La chancelière Angela Merkel a reconnu mardi, à l'occasion du premier anniversaire de l'attentat du marché de Noël de Berlin, les défaillances de l'État allemand pour empêcher l'attaque et dans sa mission de soutien aux victimes.

Mme Merkel avait été critiquée pour son manque d'empathie ces dernières semaines par une partie des proches des 12 morts et de la centaine de blessés.

Elle les a reçus pour la première fois lundi après la publication début décembre d'une lettre ouverte très offensive. La chancelière, visiblement émue et les traits tirés, a qualifié mardi leur échange de «sans ménagement et (comme ayant) démontré les faiblesses de notre État».
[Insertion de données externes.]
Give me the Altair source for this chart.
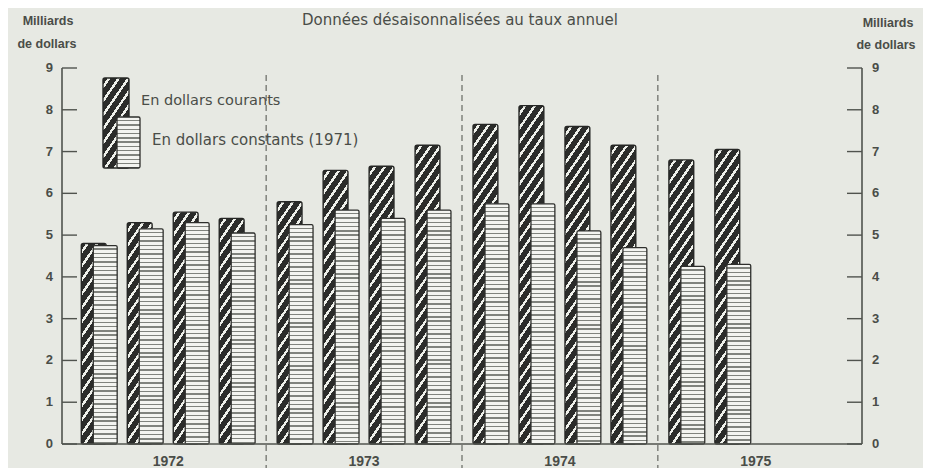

«Aujourd'hui doit être non seulement un jour de deuil, mais aussi le jour de (notre) volonté de faire mieux», a-t-elle dit après l'inauguration d'un mémorial aux victimes sur les marches menant à la célèbre église du Souvenir, mitoyenne du marché de Noël dévasté un an plus tôt par le camion-bélier du Tunisien Anis Amri, qui avait agi pour le compte du groupe État islamique.

Le monument forme une cicatrice de bronze et d'or serpentant sur 14 mètres devant l'église. Sur les marches, les noms des victimes ont été gravés. Mardi, des roses blanches y ont été déposées.

Angela Merkel «aurait dû agir un peu plus tôt», estime Susanne Covington, 62 ans. Un leader comme elle devrait être «sur place lorsque quelque chose comme ça arrive», estime cette employée dans un cabinet d'assurances voisin, venue allumer une bougie en mémoire des victimes.

Plus tôt, le président Frank-Walter Steinmeier avait reconnu avant Mme Merkel que le soutien aux victimes avait été «insuffisant» et admis des erreurs des services de sécurité avant l'attaque.

Taxis au frais des victimes 

L'attaque du marché de Noël est l'attentat le plus sanglant jamais commis sur le sol allemand. Aucun hommage national n'a pourtant été organisé.

Un rapport officiel très critique commandé par le gouvernement a aussi dénoncé la faiblesse des indemnisations ainsi que des maladresses administratives choquantes, comme l'envoi aux familles d'injonctions de paiement pour les autopsies des défunts.

Dernier exemple du genre, rapporté par le quotidien Bild mardi, la mairie de Berlin a signifié dans son invitation pour les commémorations adressées aux proches et aux blessés que «le coût d'un taxi ne sera pas remboursé! Les transports en commun doivent être utilisés».

De quoi nourrir la rancoeur des intéressés, qui ont appris aussi ces derniers mois de diverses commissions d'enquêtes qu'Amri aurait pu être arrêté avant son passage à l'acte.

«Ils veulent économiser de l'argent, tout ça est très froid. Ils n'ont même pas essayé de nous écouter, de comprendre nos besoins», assène dans Bild Yaron, beau-frère de Dalia Elyakim, une Israélienne tuée par le poids-lourd.

«Je m'attendais à plus de générosité, surtout que maintenant il est établi que les autorités, l'État, ont commis des erreurs flagrantes», juge dans le même tabloïd une blessée dans l'attentat identifiée comme Silvia B.

Longtemps sous surveillance policière, Anis Amri était resté en liberté, bien que catalogué comme islamiste dangereux et trafiquant de drogue.

Arrivé en Allemagne en 2015 après une peine de prison en Italie, le jeune homme avait profité du chaos administratif provoqué par l'afflux de centaines de milliers de migrants cette année-là pour déposer moult demandes d'asile et obtenir autant de titres de séjour provisoires sous diverses identités.

Après la première partie des cérémonies, achevée à la mi-journée, une prière oecuménique dans la chapelle jouxtant l'église du Souvenir a débuté à 10h30. Plusieurs centaines de personnes y ont prié pour «les nombreux blessés, les proches et les amis qui n'ont pas de mots (car) il n'y a pas de mots pour cet acte». Une autre cérémonie était prévue une heure plus tard.

À 20h02, heure précise de l'attentat, une mer de bougies devait être allumée au pied l'église du Souvenir, dont le clocher partiellement détruit pendant la Seconde Guerre mondiale surplombe les lieux de l'attentat.

Dans un récent entretien, le patron du Renseignement intérieur, Hans-Georg Maassen, a souligné que le pays n'était pas à l'abri d'une nouvelle attaque, alors que quelque 1900 individus y sont soupçonnés de liens avec la mouvance djihadiste.

AP

Anis Amri a été tué au cours d'un contrôle de police «par hasard» à Milan, après quatre jours de chasse à l'homme à travers l'Europe.